Germany blocked tough emission limits after Merkel received sum from BMW shareholders
The Nov. 5, 2010 file photo shows German Chancellor Angela Merkel, right, with the head of the BMW plant Leipzig, Manfred Erlacher as she visits the car company's Leipzig, eastern Germany, plant. (AP Photo/Peter Endig, pool)
Frank Jordans, The Associated Press
Published Tuesday, October 15, 2013 9:52AM EDT
Last Updated Tuesday, October 15, 2013 1:33PM EDT
BERLIN -- Germany blocked the introduction of tougher European Union emissions rules for cars shortly after Chancellor Angela Merkel's party received a large donation from three major BMW shareholders, according to newly released parliamentary records.

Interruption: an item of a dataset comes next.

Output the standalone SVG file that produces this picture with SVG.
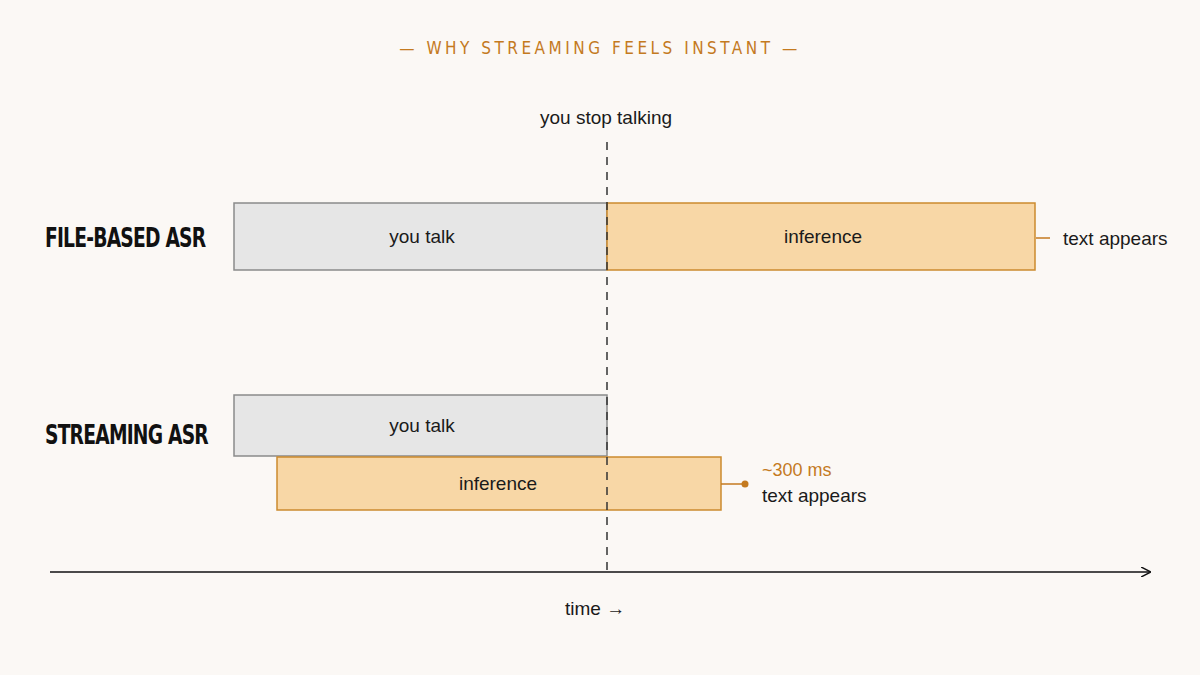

Opposition parties on Tuesday cited the donation as evidence of an uncomfortably close relationship between Merkel and German automakers.
Following weeks of German lobbying, the environment ministers of the EU's 28 nations agreed Monday to seek further tweaks to the proposed emissions rules that come into force in 2020.
Just days earlier, Merkel's Christian Democratic Union had received 690,000 euros ($935,900) from Susanne Klatten, her mother Johanna Quandt and brother Stefan Quandt. The Quandt family holds almost half of the shares in the Munich-based BMW, whose luxury cars on average emit well over the proposed limit of 95 grams of carbon dioxide per kilometre.
Merkel's party insisted there was no link between donation and the pressure that her government put on other European countries to hold off on the emissions deal.
"The Quandt family has supported the CDU with private donations for many years, independently of whether the CDU was part of the government or in opposition," the party said in a statement.
The opposition Left Party noted that the decision to block the new emissions rules would directly benefit German automakers such as Daimler, Volkswagen and BMW.
"The suspicion that this corporation bought itself a favourable policy is hard to dismiss," it said.
The auto industry and its suppliers employ some 740,000 people in Germany.
The Green Party, which is one of two parties holding talks with the CDU to form a coalition government following last month's election, also criticized the donation, saying it harmed Germany's image abroad.
In a compromise deal in June, national EU governments and the European Parliament agreed to force carmakers to further slash their average carbon dioxide emissions from a 2015 target of 135 grams.
Germany wants to delay the introduction of the new emissions limit until 2024.